Representatives from Mitsubishi and Unique Photo who took part in the event last month said the key to success for an in-store demonstration is to provide a little bit of both. Otherwise, Demo Days can quickly become a "Demo Daze" for customers and staff.
"This provides a hands-on setup so Unique's (professional photographer) customers can see how the product works and how it can be a profit to them and their business," said Darla Achey, Marketing Communications specialist for Mitsubishi Electric's Imaging Products Division. Achey was on hand at Unique with Art Pushkin, Mitsubishi's Regional sales manager for Imaging Products, to demonstrate the company's new CP-8000DW and CP-3020DU digital color printers. The dye-sub printers deliver high-quality, high-speed prints. The CP-8000DW produces 4x6, 5x7 and 6x9-inch prints and the newer CP-3020DU does 8x10 and 8x12-inch prints.
"At the same time as this is helping Unique's customers, it also gives us the opportunity to do training for sales staff here which is important so they can understand how the product works so they can talk intelligently about it with their customers," Achey added.
Pushkin, who presented the demo to about 10 members of Unique's staff, said that the more someone knows about a product, the easier it is to sell. "By just making this information available to them, all of a sudden a light bulb goes off and they see the value. What I told everyone today is to just tell their customers that they're leaving money on the table [if they don't invest in these products.]"
One of Unique's customers who has seen the value of adding the two printers to his business is Neil Clipper, president of the Palisades Park, New Jersey-based Abbey Creative Photography. Clipper uses the 8000DW for its speed (30 seconds for each 5x7, 22 for a 4x6) and the 3020DW when he needs a bigger size. Both come bundled with a custom Mitsubishi version of PC Event software.
"At a wedding for example, I'm going to need a lot of prints done quick and easy in a 5x7 size, and I can put it on the highest resolution mode," he noted. "However, at a corporate event, I might be doing headshots of executives and need 8x10 or 8x12 prints, for which I will use the 3020."
Clipper added that the instant gratification of using the Mitsubishi printers on a job is worth the investment alone. "It allows us to provide an added value that our competitors are not offering and at the same time, it brings in revenue for us."
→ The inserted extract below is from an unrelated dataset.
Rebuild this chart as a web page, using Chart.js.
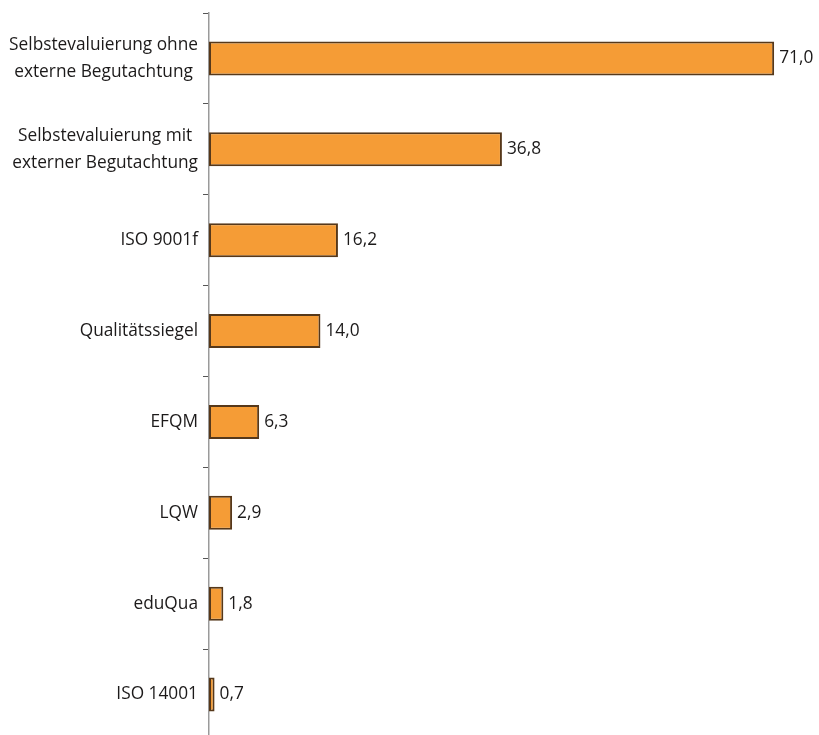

Michael Green, Unique's vice president of Marketing, said his store typically does about 15 demo days a year with most of the big names in imaging including Adobe, Canon and Nikon. The spread of digital, he noted, has made the need for in-store demonstrations greater than ever.
"It's much different from selling [Kodak] Portra VC or NC," Green said. "And I think education is the most important thing we can give them. With the advent of digital, people crave knowledge and they crave where they can get it. There's a quote I use a lot: 'The wrong product at the best price is no bargain at all.' You've got to be able to sit with someone so they can ask you questions. And I often find that I ask them as many questions as they ask me. When I have a full understanding of their business, I can tell them: 'This is the way you should go.' So having a demo day like this is very important. It's what sets us apart from all the nonsense that's out there."
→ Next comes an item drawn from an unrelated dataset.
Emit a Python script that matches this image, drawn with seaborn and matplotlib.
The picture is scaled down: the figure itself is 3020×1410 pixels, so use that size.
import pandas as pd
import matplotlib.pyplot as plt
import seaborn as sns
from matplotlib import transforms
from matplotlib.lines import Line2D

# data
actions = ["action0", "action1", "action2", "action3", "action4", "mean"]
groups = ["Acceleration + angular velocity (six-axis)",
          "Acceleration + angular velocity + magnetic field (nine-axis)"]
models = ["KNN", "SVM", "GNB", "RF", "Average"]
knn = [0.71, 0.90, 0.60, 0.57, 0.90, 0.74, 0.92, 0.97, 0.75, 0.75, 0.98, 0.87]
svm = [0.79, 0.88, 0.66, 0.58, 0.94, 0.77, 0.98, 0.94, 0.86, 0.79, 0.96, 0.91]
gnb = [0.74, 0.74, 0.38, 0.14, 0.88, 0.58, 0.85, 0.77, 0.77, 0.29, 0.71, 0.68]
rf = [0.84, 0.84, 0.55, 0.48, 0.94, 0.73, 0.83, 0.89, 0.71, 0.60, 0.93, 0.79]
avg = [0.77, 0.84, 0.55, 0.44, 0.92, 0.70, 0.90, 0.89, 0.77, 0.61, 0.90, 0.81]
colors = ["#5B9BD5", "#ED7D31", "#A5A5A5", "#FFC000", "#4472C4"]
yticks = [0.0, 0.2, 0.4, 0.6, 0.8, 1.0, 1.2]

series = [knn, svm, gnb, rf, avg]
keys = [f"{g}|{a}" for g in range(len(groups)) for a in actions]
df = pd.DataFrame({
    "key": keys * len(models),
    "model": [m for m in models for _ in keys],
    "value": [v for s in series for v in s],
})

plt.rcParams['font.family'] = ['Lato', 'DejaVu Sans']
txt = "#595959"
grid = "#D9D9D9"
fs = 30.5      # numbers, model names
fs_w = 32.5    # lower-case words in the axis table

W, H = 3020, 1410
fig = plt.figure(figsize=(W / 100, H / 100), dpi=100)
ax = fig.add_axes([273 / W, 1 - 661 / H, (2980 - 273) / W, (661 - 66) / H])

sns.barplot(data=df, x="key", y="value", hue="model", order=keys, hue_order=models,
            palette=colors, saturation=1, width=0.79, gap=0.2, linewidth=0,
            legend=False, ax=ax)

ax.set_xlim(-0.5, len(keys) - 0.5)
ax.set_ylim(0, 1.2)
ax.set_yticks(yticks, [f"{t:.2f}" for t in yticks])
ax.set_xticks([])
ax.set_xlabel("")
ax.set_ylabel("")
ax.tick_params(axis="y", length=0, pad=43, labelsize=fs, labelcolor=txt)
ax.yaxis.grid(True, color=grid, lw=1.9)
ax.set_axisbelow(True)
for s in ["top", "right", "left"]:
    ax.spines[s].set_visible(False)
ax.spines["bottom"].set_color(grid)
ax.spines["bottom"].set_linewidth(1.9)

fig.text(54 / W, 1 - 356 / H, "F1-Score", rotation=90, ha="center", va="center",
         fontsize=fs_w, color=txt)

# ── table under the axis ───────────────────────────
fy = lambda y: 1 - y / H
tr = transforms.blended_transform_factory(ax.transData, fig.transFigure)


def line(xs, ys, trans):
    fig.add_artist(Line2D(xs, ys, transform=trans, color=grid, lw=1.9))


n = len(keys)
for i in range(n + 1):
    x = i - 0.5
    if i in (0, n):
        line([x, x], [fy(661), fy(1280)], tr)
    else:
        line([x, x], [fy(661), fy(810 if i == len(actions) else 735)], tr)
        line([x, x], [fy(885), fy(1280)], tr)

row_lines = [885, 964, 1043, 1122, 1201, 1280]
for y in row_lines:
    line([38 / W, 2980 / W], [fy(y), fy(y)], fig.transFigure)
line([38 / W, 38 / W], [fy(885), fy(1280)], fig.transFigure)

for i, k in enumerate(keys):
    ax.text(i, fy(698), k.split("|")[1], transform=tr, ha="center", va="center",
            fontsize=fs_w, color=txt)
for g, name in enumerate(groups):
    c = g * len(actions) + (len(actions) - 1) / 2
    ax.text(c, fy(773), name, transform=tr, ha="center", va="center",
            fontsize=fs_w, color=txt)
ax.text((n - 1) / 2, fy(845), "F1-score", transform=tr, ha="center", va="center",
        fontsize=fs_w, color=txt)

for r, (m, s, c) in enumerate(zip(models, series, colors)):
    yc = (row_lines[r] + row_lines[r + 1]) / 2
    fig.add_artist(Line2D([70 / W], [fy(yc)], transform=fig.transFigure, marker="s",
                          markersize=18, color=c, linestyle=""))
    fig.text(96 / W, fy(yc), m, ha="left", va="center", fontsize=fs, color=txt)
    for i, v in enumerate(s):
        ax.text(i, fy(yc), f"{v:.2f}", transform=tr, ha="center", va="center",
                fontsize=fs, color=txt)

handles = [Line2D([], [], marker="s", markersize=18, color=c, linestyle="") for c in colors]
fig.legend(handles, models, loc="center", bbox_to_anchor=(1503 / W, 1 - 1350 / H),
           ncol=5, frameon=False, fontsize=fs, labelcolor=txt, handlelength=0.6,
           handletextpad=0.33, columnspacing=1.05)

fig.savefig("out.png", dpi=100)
One of the most important things in any demo day, of course, is to attract people. To help draw customers to his store for such an event, Green promotes it on Unique's website, posts signs inside the showroom of Unique's headquarters in Florham Park, New Jersey, and sends emails to a select group of customers who might be interested in the product. In the case of the Mitsubishi printers, Green sent an email about the demo day to professional photographers in the New York/New Jersey region.
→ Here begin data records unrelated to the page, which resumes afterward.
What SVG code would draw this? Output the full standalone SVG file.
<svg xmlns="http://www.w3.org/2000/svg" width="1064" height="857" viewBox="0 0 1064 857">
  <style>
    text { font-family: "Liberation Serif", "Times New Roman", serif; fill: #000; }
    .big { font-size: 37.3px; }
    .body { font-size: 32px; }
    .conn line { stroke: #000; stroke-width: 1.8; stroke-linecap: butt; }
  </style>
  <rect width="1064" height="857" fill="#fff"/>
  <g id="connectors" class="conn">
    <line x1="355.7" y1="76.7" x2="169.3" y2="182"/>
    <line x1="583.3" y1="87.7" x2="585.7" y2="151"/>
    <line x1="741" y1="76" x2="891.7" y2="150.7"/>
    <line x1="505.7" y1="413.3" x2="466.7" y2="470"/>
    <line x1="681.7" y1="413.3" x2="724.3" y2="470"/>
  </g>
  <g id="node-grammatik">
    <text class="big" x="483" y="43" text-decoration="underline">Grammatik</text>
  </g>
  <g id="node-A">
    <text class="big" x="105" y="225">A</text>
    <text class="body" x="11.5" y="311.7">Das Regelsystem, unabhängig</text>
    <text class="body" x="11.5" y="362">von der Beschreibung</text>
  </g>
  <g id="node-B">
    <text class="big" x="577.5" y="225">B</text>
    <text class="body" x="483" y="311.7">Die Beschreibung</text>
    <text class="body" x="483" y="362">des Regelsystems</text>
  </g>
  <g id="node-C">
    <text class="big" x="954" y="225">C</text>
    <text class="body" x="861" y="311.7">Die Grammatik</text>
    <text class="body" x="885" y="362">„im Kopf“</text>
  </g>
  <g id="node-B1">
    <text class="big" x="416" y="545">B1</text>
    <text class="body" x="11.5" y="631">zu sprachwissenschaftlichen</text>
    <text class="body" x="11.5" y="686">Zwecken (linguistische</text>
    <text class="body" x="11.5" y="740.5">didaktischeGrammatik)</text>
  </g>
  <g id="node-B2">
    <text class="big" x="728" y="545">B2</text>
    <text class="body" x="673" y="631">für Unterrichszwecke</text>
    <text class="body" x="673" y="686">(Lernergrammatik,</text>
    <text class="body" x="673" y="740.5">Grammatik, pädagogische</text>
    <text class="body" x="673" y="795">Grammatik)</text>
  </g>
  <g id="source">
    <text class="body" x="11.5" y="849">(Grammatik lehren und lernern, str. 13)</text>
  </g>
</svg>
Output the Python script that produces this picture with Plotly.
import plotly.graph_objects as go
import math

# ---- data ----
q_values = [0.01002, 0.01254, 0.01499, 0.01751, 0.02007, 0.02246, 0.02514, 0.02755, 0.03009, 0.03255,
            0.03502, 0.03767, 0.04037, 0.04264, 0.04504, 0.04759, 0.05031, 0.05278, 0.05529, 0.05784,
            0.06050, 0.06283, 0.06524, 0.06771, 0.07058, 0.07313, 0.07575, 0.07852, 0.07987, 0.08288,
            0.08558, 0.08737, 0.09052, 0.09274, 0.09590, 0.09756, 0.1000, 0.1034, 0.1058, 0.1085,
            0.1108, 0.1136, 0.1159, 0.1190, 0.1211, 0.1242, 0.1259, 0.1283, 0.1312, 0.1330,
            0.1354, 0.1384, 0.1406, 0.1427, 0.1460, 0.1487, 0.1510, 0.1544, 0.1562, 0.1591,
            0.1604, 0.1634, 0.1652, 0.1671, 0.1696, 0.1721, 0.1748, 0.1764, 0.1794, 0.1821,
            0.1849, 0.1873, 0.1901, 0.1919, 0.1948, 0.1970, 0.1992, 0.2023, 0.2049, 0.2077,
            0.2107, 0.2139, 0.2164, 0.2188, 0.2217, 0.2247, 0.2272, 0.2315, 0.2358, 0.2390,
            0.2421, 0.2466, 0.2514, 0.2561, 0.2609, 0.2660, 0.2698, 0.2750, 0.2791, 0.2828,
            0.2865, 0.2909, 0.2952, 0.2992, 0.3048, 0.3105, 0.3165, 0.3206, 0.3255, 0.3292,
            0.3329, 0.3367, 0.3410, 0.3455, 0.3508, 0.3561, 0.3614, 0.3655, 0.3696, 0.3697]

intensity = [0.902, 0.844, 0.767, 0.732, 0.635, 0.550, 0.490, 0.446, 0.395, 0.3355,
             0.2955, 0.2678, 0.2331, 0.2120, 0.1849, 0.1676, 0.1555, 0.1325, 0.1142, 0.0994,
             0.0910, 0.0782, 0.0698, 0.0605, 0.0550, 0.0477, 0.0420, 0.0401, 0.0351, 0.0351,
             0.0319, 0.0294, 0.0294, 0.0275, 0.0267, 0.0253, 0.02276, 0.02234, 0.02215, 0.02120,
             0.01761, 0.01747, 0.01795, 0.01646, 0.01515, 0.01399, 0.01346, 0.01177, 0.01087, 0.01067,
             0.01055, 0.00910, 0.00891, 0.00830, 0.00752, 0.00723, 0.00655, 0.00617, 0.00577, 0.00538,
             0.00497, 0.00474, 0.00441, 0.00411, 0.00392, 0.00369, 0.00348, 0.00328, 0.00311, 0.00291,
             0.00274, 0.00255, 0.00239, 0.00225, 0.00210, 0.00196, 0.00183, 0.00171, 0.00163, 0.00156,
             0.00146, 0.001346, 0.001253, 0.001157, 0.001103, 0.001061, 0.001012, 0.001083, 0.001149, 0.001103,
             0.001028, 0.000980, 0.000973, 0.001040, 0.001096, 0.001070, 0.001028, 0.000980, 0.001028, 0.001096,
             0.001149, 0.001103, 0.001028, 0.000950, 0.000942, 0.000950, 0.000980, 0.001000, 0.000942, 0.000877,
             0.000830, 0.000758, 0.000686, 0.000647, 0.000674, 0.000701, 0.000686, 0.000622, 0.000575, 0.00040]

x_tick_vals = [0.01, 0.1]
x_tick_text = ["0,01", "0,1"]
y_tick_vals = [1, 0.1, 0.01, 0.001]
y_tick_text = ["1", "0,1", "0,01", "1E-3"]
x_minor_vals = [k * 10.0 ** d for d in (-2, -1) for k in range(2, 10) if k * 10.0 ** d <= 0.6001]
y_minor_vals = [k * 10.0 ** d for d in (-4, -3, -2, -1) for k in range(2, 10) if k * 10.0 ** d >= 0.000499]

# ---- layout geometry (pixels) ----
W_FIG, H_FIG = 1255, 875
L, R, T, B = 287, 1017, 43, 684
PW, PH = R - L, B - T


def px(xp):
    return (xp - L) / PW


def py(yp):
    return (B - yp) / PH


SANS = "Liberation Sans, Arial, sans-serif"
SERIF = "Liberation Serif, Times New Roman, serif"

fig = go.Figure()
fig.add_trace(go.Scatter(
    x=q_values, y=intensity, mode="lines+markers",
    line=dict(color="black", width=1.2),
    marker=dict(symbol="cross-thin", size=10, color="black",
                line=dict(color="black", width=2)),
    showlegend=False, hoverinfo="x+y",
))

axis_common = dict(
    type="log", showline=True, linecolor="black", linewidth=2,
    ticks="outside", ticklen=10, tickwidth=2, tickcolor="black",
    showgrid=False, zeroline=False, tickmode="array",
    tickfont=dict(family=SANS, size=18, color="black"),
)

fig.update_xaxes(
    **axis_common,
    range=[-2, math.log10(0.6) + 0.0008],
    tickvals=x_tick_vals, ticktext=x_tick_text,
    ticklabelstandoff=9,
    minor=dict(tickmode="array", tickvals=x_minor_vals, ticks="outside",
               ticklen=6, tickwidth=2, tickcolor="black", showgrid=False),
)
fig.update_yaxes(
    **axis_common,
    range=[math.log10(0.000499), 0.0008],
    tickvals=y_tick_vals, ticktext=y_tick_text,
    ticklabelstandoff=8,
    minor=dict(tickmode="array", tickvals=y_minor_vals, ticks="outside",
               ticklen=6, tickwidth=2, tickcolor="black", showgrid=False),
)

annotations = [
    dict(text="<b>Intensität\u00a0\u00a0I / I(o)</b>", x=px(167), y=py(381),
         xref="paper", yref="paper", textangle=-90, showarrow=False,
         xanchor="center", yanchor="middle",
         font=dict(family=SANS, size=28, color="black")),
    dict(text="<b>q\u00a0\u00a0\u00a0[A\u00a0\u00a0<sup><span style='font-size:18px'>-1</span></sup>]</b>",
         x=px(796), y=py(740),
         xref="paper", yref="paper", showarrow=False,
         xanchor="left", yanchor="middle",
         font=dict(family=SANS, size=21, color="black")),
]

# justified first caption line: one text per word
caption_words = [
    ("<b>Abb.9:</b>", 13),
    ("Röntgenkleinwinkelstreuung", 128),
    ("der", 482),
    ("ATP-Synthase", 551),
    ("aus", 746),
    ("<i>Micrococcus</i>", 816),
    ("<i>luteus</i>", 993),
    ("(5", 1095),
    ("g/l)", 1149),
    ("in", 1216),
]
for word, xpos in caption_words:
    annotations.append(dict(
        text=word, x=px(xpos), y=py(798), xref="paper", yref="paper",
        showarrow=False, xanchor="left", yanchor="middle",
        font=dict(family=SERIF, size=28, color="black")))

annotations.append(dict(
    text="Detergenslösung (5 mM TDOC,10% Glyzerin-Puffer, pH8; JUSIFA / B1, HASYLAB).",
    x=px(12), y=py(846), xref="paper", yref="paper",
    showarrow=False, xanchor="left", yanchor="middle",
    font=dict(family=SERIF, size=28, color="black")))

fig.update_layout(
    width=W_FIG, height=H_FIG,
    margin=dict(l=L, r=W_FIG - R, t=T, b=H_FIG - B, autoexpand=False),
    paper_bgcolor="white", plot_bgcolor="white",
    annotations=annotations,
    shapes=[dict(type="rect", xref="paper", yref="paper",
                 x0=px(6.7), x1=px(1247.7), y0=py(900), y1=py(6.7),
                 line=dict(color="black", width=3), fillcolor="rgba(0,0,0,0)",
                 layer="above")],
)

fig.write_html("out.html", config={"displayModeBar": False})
The most effective means of drawing customers though is to have a featured speaker. "When I get a speaker in, I tend to draw a crowd," Green said.
While a nasty summer rainstorm kept crowds light at the recent Mitsubishi demo, there were plenty of store staffers around to take part in the training session.
"The hands on experience [of a demo day] definitely helps us know better what the sell through is for the customer so we can tell them exactly what the product does and how it can help them make some money," said Eli Gruber, a Unique sales rep.
Scott Kearns, a technical advisor at Unique, said that as professional shooters transition to digital, their need for output grows, which is why the Mitsubishi demo was so timely. "Of the digital photographers we sell to, a lot of them have already expressed interest in some type of printer."